▶ **REQUIREMENTS**: Write out all of the data without omission, exactly as shown.

------

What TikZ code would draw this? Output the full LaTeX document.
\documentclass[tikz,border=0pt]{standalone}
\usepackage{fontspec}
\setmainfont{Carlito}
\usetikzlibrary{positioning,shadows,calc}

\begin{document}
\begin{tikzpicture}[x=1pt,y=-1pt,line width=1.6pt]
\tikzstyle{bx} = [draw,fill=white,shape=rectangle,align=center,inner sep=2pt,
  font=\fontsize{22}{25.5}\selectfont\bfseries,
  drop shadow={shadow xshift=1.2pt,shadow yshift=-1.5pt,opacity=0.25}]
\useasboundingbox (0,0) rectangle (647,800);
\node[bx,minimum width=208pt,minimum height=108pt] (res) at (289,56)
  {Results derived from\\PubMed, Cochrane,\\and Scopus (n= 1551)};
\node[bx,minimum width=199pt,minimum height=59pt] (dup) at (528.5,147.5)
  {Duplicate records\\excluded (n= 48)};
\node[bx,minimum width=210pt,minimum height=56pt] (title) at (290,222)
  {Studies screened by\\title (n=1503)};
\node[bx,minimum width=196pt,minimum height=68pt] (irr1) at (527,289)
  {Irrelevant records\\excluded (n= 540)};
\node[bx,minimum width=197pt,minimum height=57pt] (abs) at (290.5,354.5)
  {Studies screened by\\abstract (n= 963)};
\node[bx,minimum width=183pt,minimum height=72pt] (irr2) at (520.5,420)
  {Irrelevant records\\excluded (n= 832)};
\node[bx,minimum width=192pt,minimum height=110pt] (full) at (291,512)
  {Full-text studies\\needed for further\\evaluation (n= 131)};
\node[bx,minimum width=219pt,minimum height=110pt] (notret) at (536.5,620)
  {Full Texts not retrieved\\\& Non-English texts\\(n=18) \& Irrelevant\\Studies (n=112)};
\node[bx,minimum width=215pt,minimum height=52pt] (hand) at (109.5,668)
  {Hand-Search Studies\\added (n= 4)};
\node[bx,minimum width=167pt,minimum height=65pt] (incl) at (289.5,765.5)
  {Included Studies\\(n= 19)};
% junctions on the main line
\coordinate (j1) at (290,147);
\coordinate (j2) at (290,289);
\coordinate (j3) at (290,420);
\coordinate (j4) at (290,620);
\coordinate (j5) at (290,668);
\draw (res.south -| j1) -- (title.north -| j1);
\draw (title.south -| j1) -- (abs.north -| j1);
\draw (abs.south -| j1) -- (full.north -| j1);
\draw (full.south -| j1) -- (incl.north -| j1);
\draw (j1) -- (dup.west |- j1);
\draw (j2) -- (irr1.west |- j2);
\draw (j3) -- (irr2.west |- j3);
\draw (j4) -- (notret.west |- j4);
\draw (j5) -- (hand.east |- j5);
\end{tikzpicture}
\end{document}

------

▶ **RESPONSE**:
What TikZ code would draw this? Output the full LaTeX document.
\documentclass[tikz,border=0pt]{standalone}
\usepackage{fontspec}
\setmainfont{Carlito}
\usetikzlibrary{positioning,shadows,calc}

\begin{document}
\begin{tikzpicture}[x=1pt,y=-1pt,line width=1.6pt]
\tikzstyle{bx} = [draw,fill=white,shape=rectangle,align=center,inner sep=2pt,
  font=\fontsize{22}{25.5}\selectfont\bfseries,
  drop shadow={shadow xshift=1.2pt,shadow yshift=-1.5pt,opacity=0.25}]
\useasboundingbox (0,0) rectangle (647,800);
\node[bx,minimum width=208pt,minimum height=108pt] (res) at (289,56)
  {Results derived from\\PubMed, Cochrane,\\and Scopus (n= 1551)};
\node[bx,minimum width=199pt,minimum height=59pt] (dup) at (528.5,147.5)
  {Duplicate records\\excluded (n= 48)};
\node[bx,minimum width=210pt,minimum height=56pt] (title) at (290,222)
  {Studies screened by\\title (n=1503)};
\node[bx,minimum width=196pt,minimum height=68pt] (irr1) at (527,289)
  {Irrelevant records\\excluded (n= 540)};
\node[bx,minimum width=197pt,minimum height=57pt] (abs) at (290.5,354.5)
  {Studies screened by\\abstract (n= 963)};
\node[bx,minimum width=183pt,minimum height=72pt] (irr2) at (520.5,420)
  {Irrelevant records\\excluded (n= 832)};
\node[bx,minimum width=192pt,minimum height=110pt] (full) at (291,512)
  {Full-text studies\\needed for further\\evaluation (n= 131)};
\node[bx,minimum width=219pt,minimum height=110pt] (notret) at (536.5,620)
  {Full Texts not retrieved\\\& Non-English texts\\(n=18) \& Irrelevant\\Studies (n=112)};
\node[bx,minimum width=215pt,minimum height=52pt] (hand) at (109.5,668)
  {Hand-Search Studies\\added (n= 4)};
\node[bx,minimum width=167pt,minimum height=65pt] (incl) at (289.5,765.5)
  {Included Studies\\(n= 19)};
% junctions on the main line
\coordinate (j1) at (290,147);
\coordinate (j2) at (290,289);
\coordinate (j3) at (290,420);
\coordinate (j4) at (290,620);
\coordinate (j5) at (290,668);
\draw (res.south -| j1) -- (title.north -| j1);
\draw (title.south -| j1) -- (abs.north -| j1);
\draw (abs.south -| j1) -- (full.north -| j1);
\draw (full.south -| j1) -- (incl.north -| j1);
\draw (j1) -- (dup.west |- j1);
\draw (j2) -- (irr1.west |- j2);
\draw (j3) -- (irr2.west |- j3);
\draw (j4) -- (notret.west |- j4);
\draw (j5) -- (hand.east |- j5);
\end{tikzpicture}
\end{document}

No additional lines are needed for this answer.